RE: Induction cooktop cookware..... (Follow-Up #13)

posted by: eugenie11 on 02.08.2012 at 08:12 pm in Appliances Forum

I, too, had to replace my beloved cookware (Calphalon anodized, many pieces, including a griddle, that I've had since I got married and expected to last a lifetime) when I switched to induction, and I always meant to post the results of my purchases here, because I bought many different brands. So here goes:

An inexpensive set of stainless saucepans in graduated sizes, with glass lids, by Cooks Choice for about $80 on Amazon - they are serviceable, great for boiling water for pasta, hard cooked eggs, etc.

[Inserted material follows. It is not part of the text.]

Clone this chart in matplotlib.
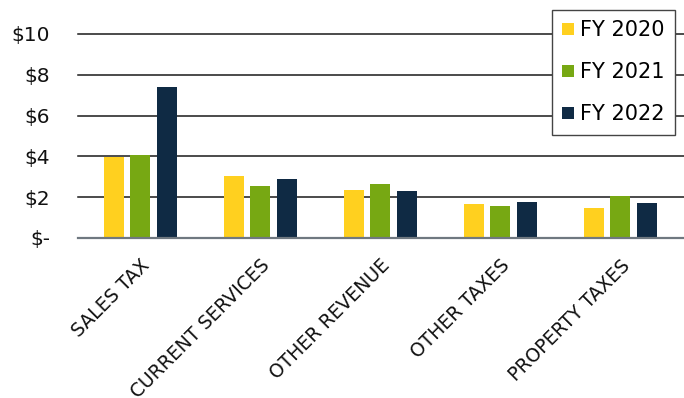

An All-Clad 8" skillet - love it. I'd buy everything from All Clad, if they weren't such a fortune. Sigh.

An enamel/cast iron 5-quart Dutch Oven by Emeril - very nice, but weighs a ton. Cheaper than LeCreuset. Nice quality. Did I say heavy?

A 4-quart sauce pan from Demeyere - if you can afford it - it's what all the restaurant chefs use - go for it. A beauty. Will leave it to my sons in my will, if they're good.

A 9-quart enamel stock pot from Le Cousances - thought it was a bargain on eBay, no lid (I have another that fits) but I think I paid too much. A great pot for chicken soup, stocks, etc. I'm not complaining.

And the bummers: a 12" skillet by Wolfgang Puck - inexpensive, and not even worth that. I will save up my pennies for either an All Clad 6-qt saucepan or Demeyere skillet.

A no-name stainless griddle, buzzes, food sticks. I use it mostly for son's enchiladas, then spend the rest of the day scraping off the cheese.

I also have some vintage Le Creuset from my mother (flame orange, anyone?) that I never used before, but use daily now - two frying pans, and a nice double boiler, the top of which is a 7" skillet. Love to get the big skillet smoking hot on the induction hob and dry sear steaks and chops.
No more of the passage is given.